BEGIN Collected data

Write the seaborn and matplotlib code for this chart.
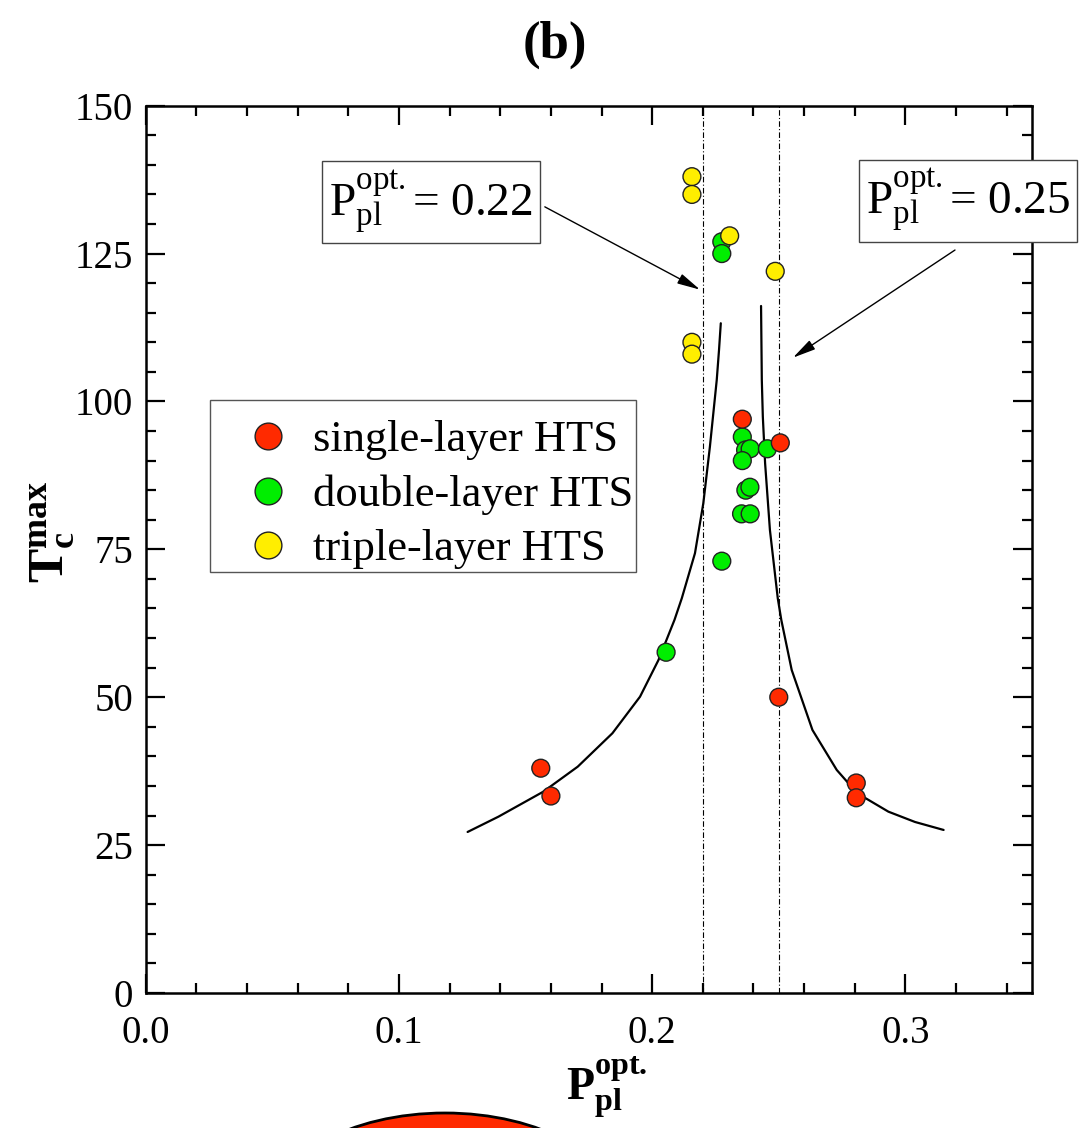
import numpy as np
import pandas as pd
import matplotlib
matplotlib.use("Agg")
import matplotlib.pyplot as plt
from matplotlib.patches import Ellipse, Rectangle
from matplotlib.ticker import MultipleLocator, FormatStrFormatter
import seaborn as sns

# ---- data -------------------------------------------------------------
single_x = [0.156, 0.160, 0.2356, 0.2506, 0.250, 0.2806, 0.2806]
single_y = [38.0, 33.3, 97.0, 93.0, 50.0, 35.5, 33.0]

double_x = [0.2275, 0.2275, 0.2356, 0.2369, 0.2387, 0.2356, 0.2455,
            0.2370, 0.2386, 0.2353, 0.2387, 0.2275, 0.2055]
double_y = [127.0, 125.0, 94.0, 91.8, 92.0, 90.0, 92.0,
            85.0, 85.5, 81.0, 81.0, 73.0, 57.6]

triple_x = [0.2157, 0.2157, 0.2306, 0.2486, 0.2157, 0.2157]
triple_y = [138.0, 135.0, 128.0, 122.0, 110.0, 108.0]

layer_names = ["single-layer HTS", "double-layer HTS", "triple-layer HTS"]
layer_colors = ["#ff2a00", "#00ee00", "#ffee00"]

# fitted branches on either side of the optimum
left_x = [0.1271, 0.1393, 0.1570, 0.1706, 0.1843, 0.1952, 0.2025, 0.2088,
          0.2117, 0.2169, 0.2202, 0.2228, 0.2255, 0.2264, 0.2271]
left_y = [27.22, 29.81, 34.03, 38.26, 43.91, 50.09, 56.30, 63.06,
          66.73, 74.34, 82.79, 92.36, 103.63, 108.71, 113.22]
right_x = [0.2430, 0.2433, 0.2437, 0.2446, 0.2465, 0.2496, 0.2510, 0.2551,
           0.2633, 0.2729, 0.2810, 0.2933, 0.3038, 0.3151]
right_y = [116.14, 103.63, 97.43, 89.55, 78.28, 66.73, 63.06, 54.61,
           44.46, 37.70, 33.76, 30.65, 28.91, 27.56]

p_opt = [0.22, 0.25]

# ---- style ------------------------------------------------------------
sns.set_style("ticks")
plt.rcParams["font.family"] = ["Liberation Serif", "DejaVu Serif"]
plt.rcParams["mathtext.fontset"] = "custom"
plt.rcParams["mathtext.rm"] = "Liberation Serif"
plt.rcParams["mathtext.it"] = "Liberation Serif:italic"
plt.rcParams["mathtext.bf"] = "Liberation Serif:bold"
for key in ["text.color", "axes.labelcolor", "xtick.color", "ytick.color",
            "axes.edgecolor"]:
    plt.rcParams[key] = "black"

fig = plt.figure(figsize=(10.88, 11.28), dpi=100)
ax = fig.add_axes([0.134, 0.1197, 0.8145, 0.7866])

df = pd.concat([
    pd.DataFrame({"x": double_x, "y": double_y, "layer": layer_names[1]}),
    pd.DataFrame({"x": single_x, "y": single_y, "layer": layer_names[0]}),
    pd.DataFrame({"x": triple_x, "y": triple_y, "layer": layer_names[2]}),
], ignore_index=True)

for xv in p_opt:
    ax.axvline(xv, color="black", lw=0.8, ls=(0, (5, 2, 1, 2)), zorder=1)

sns.lineplot(x=left_x, y=left_y, sort=False, estimator=None, color="black",
             lw=1.6, ax=ax, zorder=2)
sns.lineplot(x=right_x, y=right_y, sort=False, estimator=None, color="black",
             lw=1.6, ax=ax, zorder=2)

sns.scatterplot(data=df, x="x", y="y", hue="layer", hue_order=layer_names,
                palette=dict(zip(layer_names, layer_colors)), s=165,
                edgecolor="#222222", linewidth=1.0, ax=ax, zorder=3)

ax.set_xlim(0, 0.35)
ax.set_ylim(0, 150)
ax.xaxis.set_major_locator(MultipleLocator(0.1))
ax.xaxis.set_minor_locator(MultipleLocator(0.02))
ax.yaxis.set_major_locator(MultipleLocator(25))
ax.yaxis.set_minor_locator(MultipleLocator(5))
ax.xaxis.set_major_formatter(FormatStrFormatter("%.1f"))
ax.tick_params(which="both", direction="in", top=True, right=True, width=1.6)
ax.tick_params(which="major", length=14, labelsize=28)
ax.tick_params(axis="x", which="major", pad=16)
ax.tick_params(axis="y", which="major", pad=9)
ax.tick_params(which="minor", length=7)
for sp in ax.spines.values():
    sp.set_linewidth(1.8)
    sp.set_visible(True)

ax.set_xlabel(r"$\mathbf{P_{pl}^{opt.}}$", fontsize=33)
ax.xaxis.set_label_coords(0.52, -0.07)
ax.set_ylabel(r"$\mathbf{T_{c}^{max}}$", fontsize=37)
ax.yaxis.set_label_coords(-0.078, 0.52)

# legend: entries without frame, enclosed by a plain square box
handles, labels = ax.get_legend_handles_labels()
leg = ax.legend(handles, labels, loc="upper left", bbox_to_anchor=(0.0722, 0.668),
                borderaxespad=0, fontsize=32, markerscale=1.5, frameon=False,
                borderpad=0.45, handletextpad=0.16, labelspacing=0.32,
                handlelength=1.71)
ax.add_patch(Rectangle((0.0722, 0.4745), 0.4808, 0.1938, transform=ax.transAxes,
                       fill=False, ec="#555555", lw=1.0, zorder=5))

# labelled optimum values with arrows
box = dict(boxstyle="square,pad=0.15", fc="white", ec="#444444", lw=1.0)
ax.text(0.1126, 133.7, r"$\mathrm{P_{pl}^{opt.}}$= 0.22", fontsize=34,
        ha="center", va="center", bbox=box, zorder=6, clip_on=False)
ax.text(0.3248, 133.9, r"$\mathrm{P_{pl}^{opt.}}$= 0.25", fontsize=34,
        ha="center", va="center", bbox=box, zorder=6, clip_on=False)
arrow = dict(arrowstyle="-|>,head_length=1.4,head_width=0.32", lw=1.0,
             color="black", shrinkA=0, shrinkB=0)
ax.annotate("", xy=(0.2189, 118.9), xytext=(0.1576, 132.9), arrowprops=arrow)
ax.annotate("", xy=(0.2556, 107.4), xytext=(0.3196, 125.6), arrowprops=arrow)

fig.text(0.51, 0.960, "(b)", fontsize=38, fontweight="bold", ha="center", va="center")

# top of the next panel's marker
fig.patches.append(Ellipse((445 / 1088, 1 - 1213 / 1128), 350 / 1088, 200 / 1128,
                           transform=fig.transFigure, fc="#ff2a00", ec="black",
                           lw=2, figure=fig))

fig.savefig("out.png", dpi=100)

END Collected data

→ **Problem**
Transcribe the listing in full. Omit the pictures and keep every line exact.

→ **Task output**
Write the seaborn and matplotlib code for this chart.
import numpy as np
import pandas as pd
import matplotlib
matplotlib.use("Agg")
import matplotlib.pyplot as plt
from matplotlib.patches import Ellipse, Rectangle
from matplotlib.ticker import MultipleLocator, FormatStrFormatter
import seaborn as sns

# ---- data -------------------------------------------------------------
single_x = [0.156, 0.160, 0.2356, 0.2506, 0.250, 0.2806, 0.2806]
single_y = [38.0, 33.3, 97.0, 93.0, 50.0, 35.5, 33.0]

double_x = [0.2275, 0.2275, 0.2356, 0.2369, 0.2387, 0.2356, 0.2455,
            0.2370, 0.2386, 0.2353, 0.2387, 0.2275, 0.2055]
double_y = [127.0, 125.0, 94.0, 91.8, 92.0, 90.0, 92.0,
            85.0, 85.5, 81.0, 81.0, 73.0, 57.6]

triple_x = [0.2157, 0.2157, 0.2306, 0.2486, 0.2157, 0.2157]
triple_y = [138.0, 135.0, 128.0, 122.0, 110.0, 108.0]

layer_names = ["single-layer HTS", "double-layer HTS", "triple-layer HTS"]
layer_colors = ["#ff2a00", "#00ee00", "#ffee00"]

# fitted branches on either side of the optimum
left_x = [0.1271, 0.1393, 0.1570, 0.1706, 0.1843, 0.1952, 0.2025, 0.2088,
          0.2117, 0.2169, 0.2202, 0.2228, 0.2255, 0.2264, 0.2271]
left_y = [27.22, 29.81, 34.03, 38.26, 43.91, 50.09, 56.30, 63.06,
          66.73, 74.34, 82.79, 92.36, 103.63, 108.71, 113.22]
right_x = [0.2430, 0.2433, 0.2437, 0.2446, 0.2465, 0.2496, 0.2510, 0.2551,
           0.2633, 0.2729, 0.2810, 0.2933, 0.3038, 0.3151]
right_y = [116.14, 103.63, 97.43, 89.55, 78.28, 66.73, 63.06, 54.61,
           44.46, 37.70, 33.76, 30.65, 28.91, 27.56]

p_opt = [0.22, 0.25]

# ---- style ------------------------------------------------------------
sns.set_style("ticks")
plt.rcParams["font.family"] = ["Liberation Serif", "DejaVu Serif"]
plt.rcParams["mathtext.fontset"] = "custom"
plt.rcParams["mathtext.rm"] = "Liberation Serif"
plt.rcParams["mathtext.it"] = "Liberation Serif:italic"
plt.rcParams["mathtext.bf"] = "Liberation Serif:bold"
for key in ["text.color", "axes.labelcolor", "xtick.color", "ytick.color",
            "axes.edgecolor"]:
    plt.rcParams[key] = "black"

fig = plt.figure(figsize=(10.88, 11.28), dpi=100)
ax = fig.add_axes([0.134, 0.1197, 0.8145, 0.7866])

df = pd.concat([
    pd.DataFrame({"x": double_x, "y": double_y, "layer": layer_names[1]}),
    pd.DataFrame({"x": single_x, "y": single_y, "layer": layer_names[0]}),
    pd.DataFrame({"x": triple_x, "y": triple_y, "layer": layer_names[2]}),
], ignore_index=True)

for xv in p_opt:
    ax.axvline(xv, color="black", lw=0.8, ls=(0, (5, 2, 1, 2)), zorder=1)

sns.lineplot(x=left_x, y=left_y, sort=False, estimator=None, color="black",
             lw=1.6, ax=ax, zorder=2)
sns.lineplot(x=right_x, y=right_y, sort=False, estimator=None, color="black",
             lw=1.6, ax=ax, zorder=2)

sns.scatterplot(data=df, x="x", y="y", hue="layer", hue_order=layer_names,
                palette=dict(zip(layer_names, layer_colors)), s=165,
                edgecolor="#222222", linewidth=1.0, ax=ax, zorder=3)

ax.set_xlim(0, 0.35)
ax.set_ylim(0, 150)
ax.xaxis.set_major_locator(MultipleLocator(0.1))
ax.xaxis.set_minor_locator(MultipleLocator(0.02))
ax.yaxis.set_major_locator(MultipleLocator(25))
ax.yaxis.set_minor_locator(MultipleLocator(5))
ax.xaxis.set_major_formatter(FormatStrFormatter("%.1f"))
ax.tick_params(which="both", direction="in", top=True, right=True, width=1.6)
ax.tick_params(which="major", length=14, labelsize=28)
ax.tick_params(axis="x", which="major", pad=16)
ax.tick_params(axis="y", which="major", pad=9)
ax.tick_params(which="minor", length=7)
for sp in ax.spines.values():
    sp.set_linewidth(1.8)
    sp.set_visible(True)

ax.set_xlabel(r"$\mathbf{P_{pl}^{opt.}}$", fontsize=33)
ax.xaxis.set_label_coords(0.52, -0.07)
ax.set_ylabel(r"$\mathbf{T_{c}^{max}}$", fontsize=37)
ax.yaxis.set_label_coords(-0.078, 0.52)

# legend: entries without frame, enclosed by a plain square box
handles, labels = ax.get_legend_handles_labels()
leg = ax.legend(handles, labels, loc="upper left", bbox_to_anchor=(0.0722, 0.668),
                borderaxespad=0, fontsize=32, markerscale=1.5, frameon=False,
                borderpad=0.45, handletextpad=0.16, labelspacing=0.32,
                handlelength=1.71)
ax.add_patch(Rectangle((0.0722, 0.4745), 0.4808, 0.1938, transform=ax.transAxes,
                       fill=False, ec="#555555", lw=1.0, zorder=5))

# labelled optimum values with arrows
box = dict(boxstyle="square,pad=0.15", fc="white", ec="#444444", lw=1.0)
ax.text(0.1126, 133.7, r"$\mathrm{P_{pl}^{opt.}}$= 0.22", fontsize=34,
        ha="center", va="center", bbox=box, zorder=6, clip_on=False)
ax.text(0.3248, 133.9, r"$\mathrm{P_{pl}^{opt.}}$= 0.25", fontsize=34,
        ha="center", va="center", bbox=box, zorder=6, clip_on=False)
arrow = dict(arrowstyle="-|>,head_length=1.4,head_width=0.32", lw=1.0,
             color="black", shrinkA=0, shrinkB=0)
ax.annotate("", xy=(0.2189, 118.9), xytext=(0.1576, 132.9), arrowprops=arrow)
ax.annotate("", xy=(0.2556, 107.4), xytext=(0.3196, 125.6), arrowprops=arrow)

fig.text(0.51, 0.960, "(b)", fontsize=38, fontweight="bold", ha="center", va="center")

# top of the next panel's marker
fig.patches.append(Ellipse((445 / 1088, 1 - 1213 / 1128), 350 / 1088, 200 / 1128,
                           transform=fig.transFigure, fc="#ff2a00", ec="black",
                           lw=2, figure=fig))

fig.savefig("out.png", dpi=100)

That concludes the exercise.